Y es por esta razón que yo apostaría a que, en las lenguas de los esquimales y otros habitantes nativos de las altas latitudes, no existe ninguna palabra que signifique puesta o salida del sol; o a que, caso de existir, ni se corresponde con nuestras ideas ni describe los mismos fenómenos. Acaso tengan ellos –sí, seguramente– palabras que expresen la época del año en que el sol, poco a poco, deja de verse, y la en que vuelve a aparecer, pero días o noches, auroras u ocasos, ésto seguro que no.
El faro de Slettnes tiene un pequeño museo y ofrece también algún alojamiento, que me resulta tentador; pero llevo varias jornadas durmiendo en lugares solitarios y hoy me apetece un poco de sociedad; al menos, un bar donde tomarme una cerveza y ver media docena de caras. Así que subo a la motocicleta, pongo en marcha el motor y, yendo con cuidado por el camino de tierra, vamos dejando atrás este non plus ultra noruego.
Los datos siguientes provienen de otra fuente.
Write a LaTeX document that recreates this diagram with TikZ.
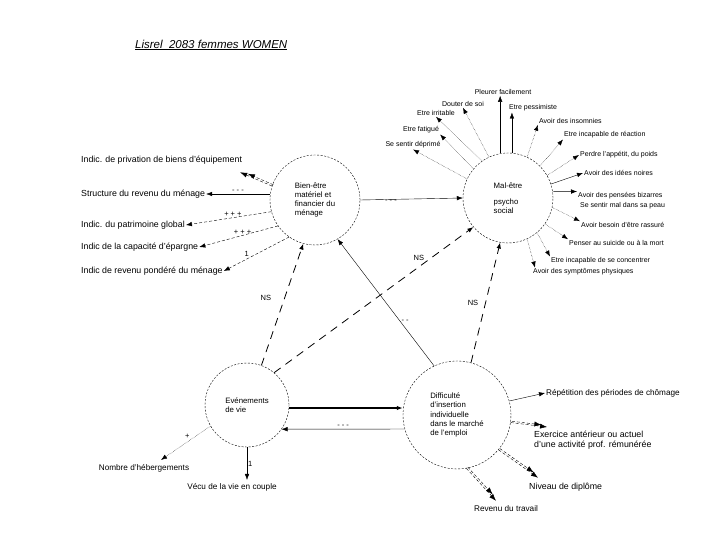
\documentclass[tikz,border=0pt]{standalone}
\usepackage{fontspec}
\setmainfont{Liberation Sans}
\usetikzlibrary{arrows.meta, positioning}
\tikzstyle{latent} = [circle, draw, dash pattern=on 2pt off 1.5pt, align=left, inner sep=0pt, font=\fontsize{7.8}{9.2}\selectfont]
\tikzstyle{indic} = [inner sep=1pt, font=\fontsize{8.2}{9.5}\selectfont]
\tikzstyle{indicL} = [indic, font=\fontsize{8.8}{10}\selectfont]
\tikzstyle{indicS} = [indic, font=\fontsize{7}{8.5}\selectfont]
\tikzstyle{coef} = [inner sep=1pt, font=\fontsize{7.5}{9}\selectfont]
\tikzstyle{arrow} = [-{Latex[length=6pt,width=4.5pt]}]
\tikzstyle{dotarrow} = [arrow, densely dotted]
\tikzstyle{dasharrow} = [arrow, thick, dash pattern=on 8pt off 6pt]
\tikzstyle{dblarrow} = [-{Latex[length=7pt,width=5pt]}, densely dashed,
  postaction={draw, transform canvas={xshift=1.3pt, yshift=1.3pt}, shorten >=7pt}]

\begin{document}
\begin{tikzpicture}[x=1pt, y=-1pt]
\useasboundingbox (0,0) rectangle (720,540);

% Title
\node (title) [anchor=west, inner sep=0pt, font=\fontsize{11.5}{13}\selectfont] at (135,45) {\underline{\textit{Lisrel\ \ 2083 femmes WOMEN}}};

% Latent variables
\node (bien) [latent, minimum size=90pt] at (315,200) {Bien-être\\matériel et\\financier du\\ménage};
\node (mal) [latent, minimum size=90pt] at (508,198) {Mal-être\\[7pt]psycho\\social};
\node (ev) [latent, minimum size=84pt] at (247,405) {Evénements\\de vie};
\node (diff) [latent, minimum size=108pt] at (457,415) {Difficulté\\d'insertion\\individuelle\\dans le marché\\de l'emploi};

% Indicators of bien
\node (privation) [indicL, anchor=west] at (80,160) {Indic. de privation de biens d'équipement};
\node (structure) [indicL, anchor=west] at (80,194) {Structure du revenu du ménage};
\node (patrimoine) [indicL, anchor=west] at (80,225) {Indic. du patrimoine global};
\node (capacite) [indicL, anchor=west] at (80,247) {Indic de la capacité d'épargne};
\node (revenuM) [indicL, anchor=west] at (80,271) {Indic de revenu pondéré du ménage};

% Indicators of mal
\node (pleurer) [indicS] at (503,92) {Pleurer facilement};
\node (douter) [indicS] at (463,104) {Douter de soi};
\node (irritable) [indicS] at (436,113) {Etre irritable};
\node (pessimiste) [indicS] at (533,108) {Etre pessimiste};
\node (insomnies) [indicS, anchor=west] at (538,121) {Avoir des insomnies};
\node (fatigue) [indicS] at (421,130) {Etre fatigué};
\node (deprime) [indicS] at (413,145) {Se sentir déprimé};
\node (reaction) [indicS, anchor=west] at (563,135) {Etre incapable de réaction};
\node (perdre) [indicS, anchor=west] at (579,155) {Perdre l'appétit, du poids};
\node (noires) [indicS, anchor=west] at (583,173) {Avoir des idées noires};
\node (bizarres) [indicS, anchor=west] at (577,196) {Avoir des pensées bizarres};
\node (peau) [indicS, anchor=west] at (579,206) {Se sentir mal dans sa peau};
\node (rassure) [indicS, anchor=west] at (580,225) {Avoir besoin d'être rassuré};
\node (suicide) [indicS, anchor=west] at (568,243) {Penser au suicide ou à la mort};
\node (concentrer) [indicS, anchor=west] at (550,261) {Etre incapable de se concentrer};
\node (physiques) [indicS, anchor=west] at (532,272) {Avoir des symptômes physiques};

% Indicators of ev
\node (nombre) [indic] at (144,468) {Nombre d'hébergements};
\node (vecu) [indic] at (232,487) {Vécu de la vie en couple};

% Indicators of diff
\node (repet) [indic, anchor=west] at (545,393) {Répétition des périodes de chômage};
\node (exercice) [indicL, anchor=north west, align=left] at (533,430) {Exercice antérieur ou actuel\\d'une activité prof. rémunérée};
\node (niveau) [indicL, anchor=west] at (528,487) {Niveau de diplôme};
\node (revenuT) [indic] at (506,509) {Revenu du travail};

% Measurement arrows: bien
\draw [dblarrow] (bien.162) -- ([xshift=-3pt, yshift=-7pt]privation.south east);
\draw [arrow] (bien.west |- structure.east) -- node[coef, above] {- - -} (structure.east);
\draw [arrow, densely dashed] (bien.195) -- node[coef, above, pos=0.45] {+ + +} (patrimoine.east);
\draw [arrow, densely dashed] (bien.215) -- node[coef, above, pos=0.45] {+ + +} (capacite.east);
\draw [arrow, densely dashed] (bien.235) -- node[coef, above left, pos=0.6] {1} (revenuM.east);

% Measurement arrows: mal
\draw [arrow] (mal.100) -- (mal.100 |- pleurer.south);
\draw [dotarrow] (mal.115) -- (douter.south);
\draw [dotarrow] (mal.125) -- (irritable.south);
\draw [arrow] (mal.85) -- (mal.85 |- pessimiste.south);
\draw [dotarrow] (mal.65) -- (insomnies.south west);
\draw [dotarrow] (mal.140) -- (fatigue.south east);
\draw [dotarrow] (mal.155) -- (deprime.south);
\draw [dotarrow] (mal.45) -- (reaction.south west);
\draw [dotarrow] (mal.30) -- (perdre.west);
\draw [arrow] (mal.18) -- (noires.west);
\draw [arrow] (mal.8) -- (bizarres.north west);
\draw [dotarrow] (mal.-12) -- (rassure.north west);
\draw [dotarrow] (mal.-35) -- (suicide.north west);
\draw [dotarrow] (mal.-50) -- (concentrer.north west);
\draw [dotarrow] (mal.-65) -- ([xshift=3pt]physiques.north west);

% Measurement arrows: ev
\draw [dotarrow] (ev.210) -- node[coef, above left, pos=0.4] {+} ([xshift=17pt, yshift=3pt]nombre.north);
\draw [arrow] (ev.south) -- node[coef, right] {1} ([yshift=2pt]ev.south |- vecu.north);

% Measurement arrows: diff
\draw [arrow] (diff.15) -- (repet.west);
\draw [dblarrow] (diff.-8) -- ([xshift=14pt, yshift=3pt]exercice.north west);
\draw [dblarrow] (diff.-40) -- ([xshift=10pt, yshift=4pt]niveau.north west);
\draw [dblarrow] (diff.-80) -- ([xshift=-10pt, yshift=4pt]revenuT.north);

% Structural paths
\draw [arrow] (bien.east) -- node[coef, below, pos=0.3] {- - -} (mal.west);
\draw [dasharrow] (ev.70) -- node[coef, left=12pt, pos=0.55] {NS} (bien.255);
\draw [dasharrow] (ev.50) -- node[coef, above left, pos=0.76] {NS} (mal.220);
\draw [arrow, very thick] (ev.east |- 0,408) -- (diff.west |- 0,408);
\draw [arrow] (diff.195) -- node[coef, above] {- - -} (ev.-35);
\draw [arrow] (diff.115) -- node[coef, right, pos=0.35] {- -} (bien.300);
\draw [dasharrow] (diff.75) -- node[coef, left=6pt, pos=0.5] {NS} (mal.260);

\end{tikzpicture}
\end{document}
Hay en Gamvik, en el propio pueblo, una casa de huéspedes que tiene también un pequeño pub, pero el dueño anda en la factoría de pescado, según me dice una bonita mujer rusa que vive aquí con unos cuantos compatriotas. Esta región, por lo que veo, está llena de rusos que trabajan en la industria pesquera o en la construcción. Apenas habla inglés, pero lo bastante como para hacerme comprender que hay una habitación libre y que va a llamar al dueño, a ver qué dice. Al cabo de un rato viene con la respuesta: no. El negocio está enfocado a inquilinos permanentes, y al hombre no le merece la pena dar alojamiento a un viajero solitario por un día. Lástima: habría sido un lugar muy carismático para pernoctar.